Menulis dulu terasa mudah. Waktu masih duduk di bangku SMP, gue bisa menulis hingga dua puluh halaman cerita di buku dalam waktu satu jam saja. Ya, buku... bukan komputer... karena gue belum punya komputer saat itu. Dimanapun gue berada, jika ada ada kesempatan, gue pasti menulis cerita. Hingga akhirnya gue berhasil menyelesaikan tiga hingga empat buah novel di buku tulis. Tulisan tangan sendiri. Dan novel-novel itu dibaca teman-teman SMP. Kalau diingat-ingat lagi lucu juga. Gue dan teman-teman SMP dahulu masih sangat naif dan menikmati segala hal dengan penuh rasa kagum, termasuk tulisan gue yang juga naif. Hanya terinspirasi dari komik-komik dan novel teenlit cinta remaja, karena saat itu gue belum pernah mengalami percintaan yang sebenarnya, jadi gue nggak punya pengalaman yang bisa dipercaya untuk dituangkan ke dalam tulisan.
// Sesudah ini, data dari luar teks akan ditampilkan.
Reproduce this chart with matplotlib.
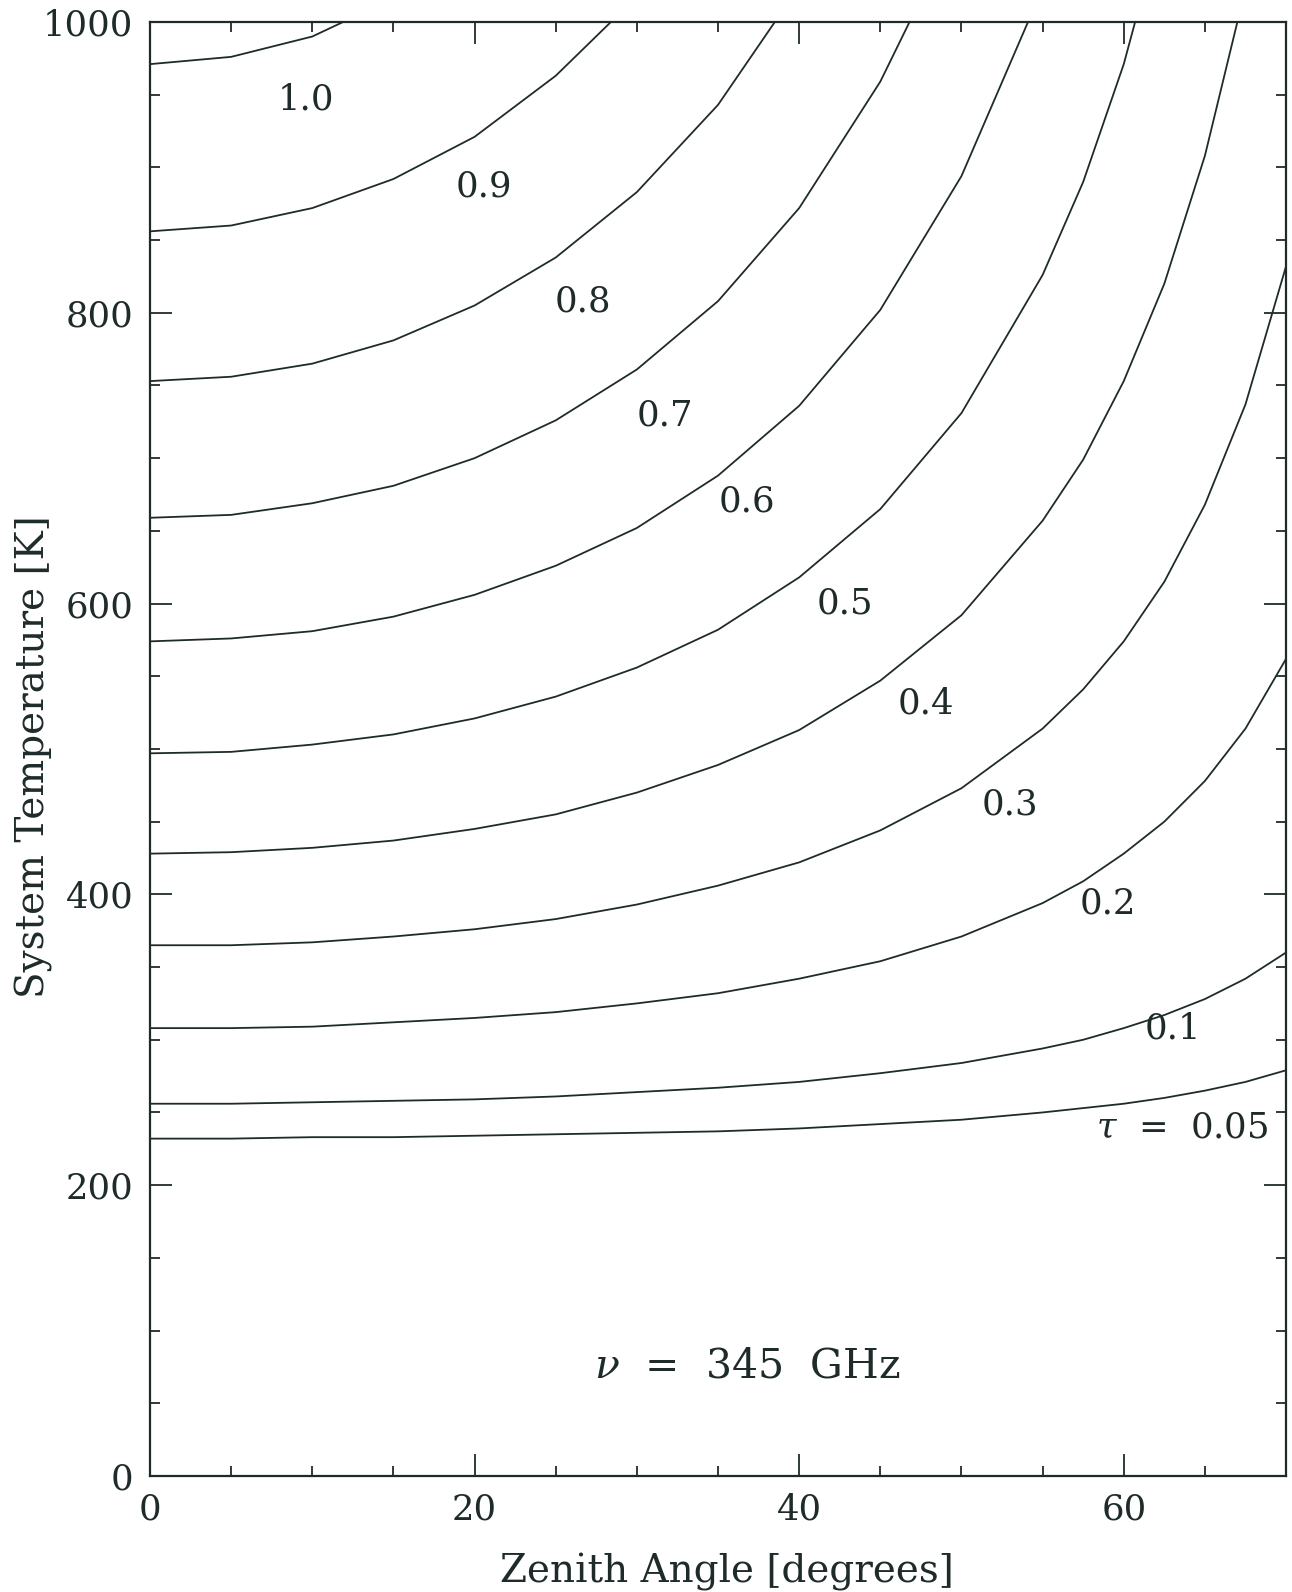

Well, gue juga nggak yakin apakah sekarang sudah cukup berpengalaman atau tidak. Kayaknya sih tetap belum, deh, hehehe. Dulu, novel-novel tulisan tangan itu terasa bagus banget. Tentu aja, sekarang kalau harus membaca novel-novel itu lagi, gue nggak akan berpikiran sama dan pasti merasa malu sendiri. Kenapa dulu gue amat sangat mendayu-dayu dalam membuat cerita? Yah, tapi paling tidak, dulu gue selalu menyelesaikan tulisan. Sekarang untuk menyelesaikan lima halaman aja butuh waktu tiga jam. Masa yang sulit. Gue bergulat dengan imajinasi, berpikir kata apa yang terbaik dan menarik yang sekiranya cocok untuk gue padu padankan agar bisa menggambarkan bayangan yang gue mau ke dalam tulisan dengan jelas. Ide cerita udah ada di kepala dan inspirasi mengalir deras. Tapi, sulit banget rasanya menyelesaikan tulisan ini. Gue jadi berpikir, kenapa menulis jadi terasa sesulit ini? Gue menjelajahi pikiran sendiri, mencoba menemukan jawabannya. Hmm... Mungkin karena sekarang, gue tidak menikmati menulis seperti tiga tahun lalu.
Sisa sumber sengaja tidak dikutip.